Why Small Disturbances Add Up for a Small Animal
Quokkas face habitat loss and heat stress, and small populations can swing quickly when conditions turn harsh.
On the mainland, introduced predators like foxes and cats make life far harder. Islands offer refuge, not immunity.
Tourism adds pressure through litter, trampling, and repeated disturbances. Even small disruptions stack up over time.
Responsible visitors become part of the protection story, because fewer bad interactions means fewer animals needing help.
What to Do If You See a Quokka in Trouble

If you see a quokka that looks injured or unusually lethargic, do not try to rescue it yourself or offer food.
Back away, note the location, and alert local staff or rangers, since they can assess safely and minimize stress.
Also pick up any litter you can do safely, because a single wrapper or bottle cap can become a dangerous snack.
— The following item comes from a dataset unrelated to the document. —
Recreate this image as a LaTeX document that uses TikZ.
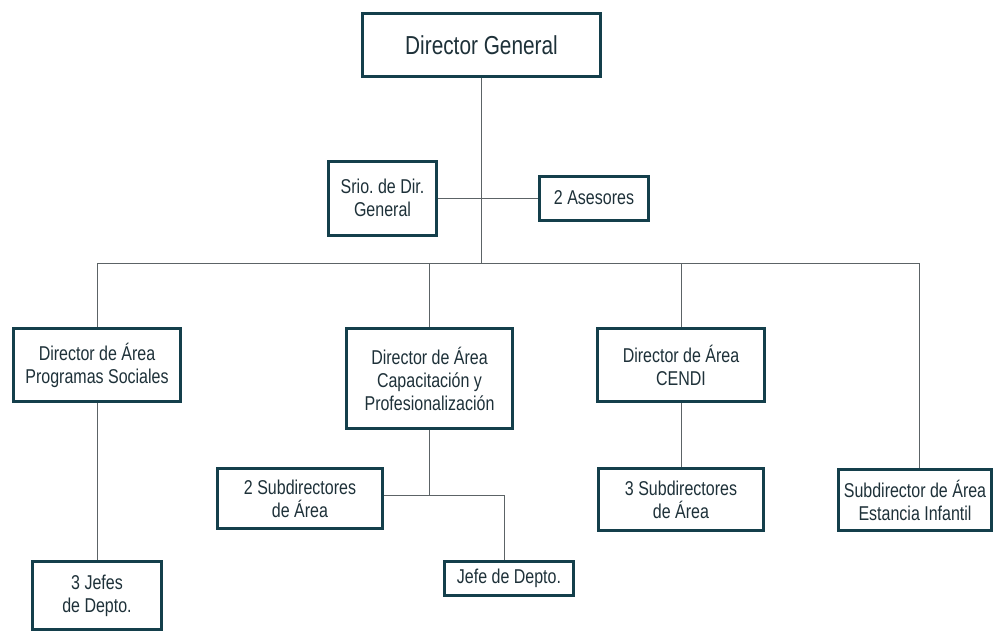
\documentclass[tikz,border=0pt]{standalone}
\usepackage{fontspec}
\setmainfont{Liberation Sans}[FakeStretch=0.8]
\usepackage{tikz}
\frenchspacing
\definecolor{frame}{HTML}{143F4B}
\definecolor{ink}{HTML}{1E3139}
\definecolor{wire}{HTML}{5C6366}
\tikzset{
  post/.style={draw=frame, line width=3pt, fill=white, text=ink, align=center, inner sep=2pt, font=\fontsize{20}{23}\selectfont},
  head/.style={post, font=\fontsize{26}{30}\selectfont},
  link/.style={draw=wire, line width=1pt}
}
\begin{document}
\begin{tikzpicture}[x=1pt, y=-1pt]
\useasboundingbox (0,0) rectangle (995,633);

\node[head, minimum width=238pt, minimum height=63pt] (dg) at (481.5,45) {Director General};
\node[post, minimum width=108pt, minimum height=74pt] (srio) at (382.5,198) {Srio. de Dir.\\General};
\node[post, minimum width=109pt, minimum height=44pt] (ases) at (594,198) {2 Asesores};

\node[post, minimum width=167pt, minimum height=73pt] (prog) at (97,365) {Director de Área\\Programas Sociales};
\node[post, minimum width=166pt, minimum height=100pt] (capa) at (429.5,378.5) {Director de Área\\Capacitación y\\Profesionalización};
\node[post, minimum width=167pt, minimum height=73pt] (cendi) at (681,365) {Director de Área\\CENDI};

\node[post, minimum width=129pt, minimum height=68pt] (jefes) at (97,595.5) {3 Jefes\\de Depto.};
\node[post, minimum width=165pt, minimum height=60pt] (subdos) at (300,498.5) {2 Subdirectores\\de Área};
\node[post, minimum width=129pt, minimum height=34pt] (jefe) at (509,578.5) {Jefe de Depto.};
\node[post, minimum width=165pt, minimum height=62pt] (subtres) at (681,499.5) {3 Subdirectores\\de Área};
\node[post, minimum width=153pt, minimum height=61pt] (estancia) at (915,500) {Subdirector de Área\\Estancia Infantil};

\coordinate (busL) at (97,263);
\coordinate (busR) at (919,263);
\coordinate (knot) at (504,495);

\draw[link] (busL) -- (busR);
\draw[link] (dg.south) -- (dg.south |- busL);
\draw[link] (srio.east) -- (ases.west);
\draw[link] (busL) -- (prog.north);
\draw[link] (capa.north |- busL) -- (capa.north);
\draw[link] (cendi.north |- busL) -- (cendi.north);
\draw[link] (busR) -- (busR |- estancia.north);

\draw[link] (prog.south) -- (jefes.north);
\draw[link] (cendi.south) -- (subtres.north);
\draw[link] (capa.south) -- (capa.south |- knot);
\draw[link] (subdos.east |- knot) -- (knot) -- (knot |- jefe.north);
\end{tikzpicture}
\end{document}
The Simple Rule That Keeps the Magic and Protects Them
The best quokka encounter feels calm, not crowded, and you leave with a photo plus the quiet relief of doing no harm.
Think of it as borrowing a moment from their day. You do not get to rewrite their routine just because you traveled.
When you skip feeding and touching, you protect their diet. You also protect their caution, which keeps them alive.
That is how you keep the happiest-animal legend fun, without turning it into a problem for the animals themselves.